The United States Constitution’s Fifth Amendment sets specific protections for people who are facing criminal charges in this country. One of these protects them against double jeopardy, which means being tried for the same crime more than once.
Many people don’t realize that there are some circumstances in which double jeopardy protections don’t apply. These have to do with cases that involve more than one jurisdiction. When that happens, you may face charges for one crime in more than one place. The double jeopardy protection only applies in a single jurisdiction.
Why can you face charges for one crime in more than one jurisdiction?
The double jeopardy protections are meant to stop people from facing charges because a prosecutor wants the guilty verdict. It doesn’t protect a person from facing criminal charges in two different jurisdictions if one crime spanned both jurisdictions.
For example, if a person manufactures drugs in California and sells them in Nevada, they could face charges stemming from the drug activity in both states. In many cases, one jurisdiction will step back and let the other one handle the case, but this doesn’t always happen.

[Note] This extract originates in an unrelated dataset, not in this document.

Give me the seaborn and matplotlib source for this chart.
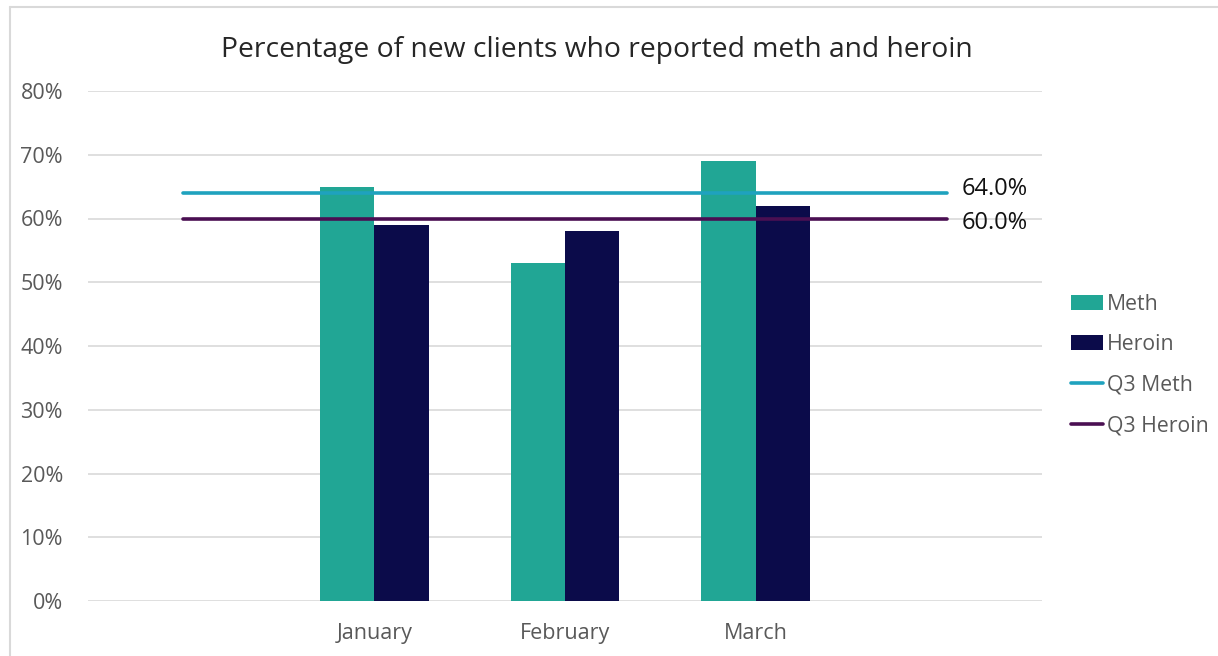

What happens if there’s more than one conviction?
If more than one jurisdiction convicts the person of the same crime, a determination has to be made about the sentences. The second court to convict you will have to decide if the sentence will run consecutively or concurrently with the first sentence. Consecutively means the second jurisdiction’s sentence doesn’t start until the first jurisdiction’s sentence is over. Concurrently means they will run at the same time.
It’s best to learn all your options if you’re facing criminal charges, especially if there are multiple cases open for one crime. Working with someone who’s familiar with this type of situation can help you to evaluate your options and choose the one you feel is in your best interests.